On Monday, 19 February 2018 at 14:57:22 UTC, SrMordred wrote:
On Monday, 19 February 2018 at 05:54:53 UTC, Dmitry Olshansky
The operation is trivial and dataset is rather small. In such
cases SIMD with eg array ops is the way to go:
result = values * values2;
Yes, absolutely right :)
I make a simple example to understand why the threads are not
scaling in the way i thought they would.
Yeah, the world is ugly place where trivial math sometimes
I suggest to:
- run with different number of threads from 1 to n
- vary sizes from 100k to 10m
For your numbers - 400ms / 64 is ~ 6ms, if we divide by # cores
it’s 6/7 ~ 0.86ms which is a deal smaller then a CPU timeslice.
In essence a single core runs fast b/c it doesn’t wait for all
others to complete via join easily burning its quota in one go.
In MT I bet some of overhead comes from not all threads finishing
(and starting) at once, so the join block in the kernel.
You could run your MT code with strace to see if it hits the
futex call or some such, if it does that’s where you are getting
delays. (that’s assuming you are on Linux)
std.parallel version is a bit faster b/c I think it caches
created threadpool so you don’t start threads anew on each run.

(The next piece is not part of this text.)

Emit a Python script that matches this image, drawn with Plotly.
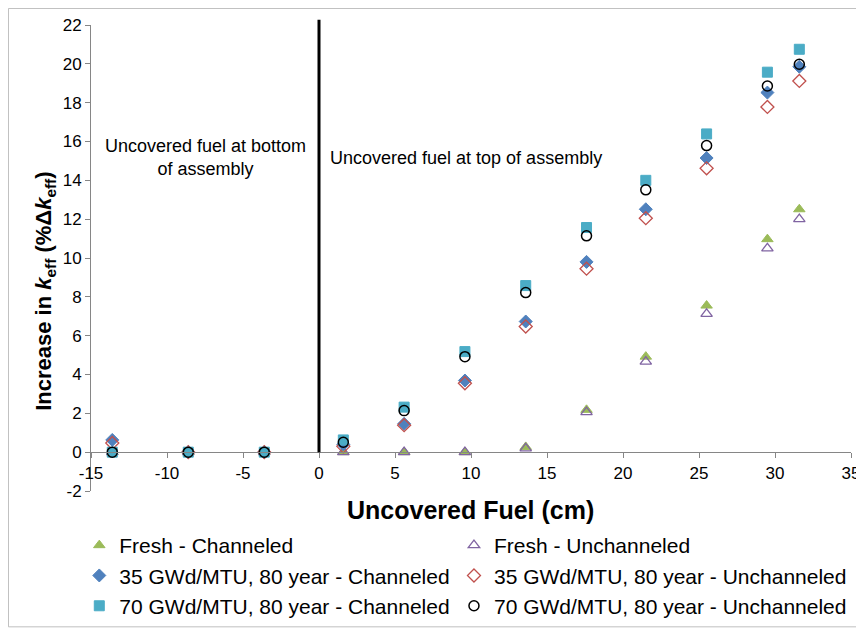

I imagine that, if one core work is done in 200ms a 4 core work
will be done in 50ms, plus some overhead, since they are
working on separate block of memory, without need of sync, and
without false sharing, etc (at least I think i don´t have this
If you had a long queue of small tasks like that and you don’t
wait to join all threads untill absolutely required you get near
perfect scalability. (Unless hitting other bottlenecks like RAM).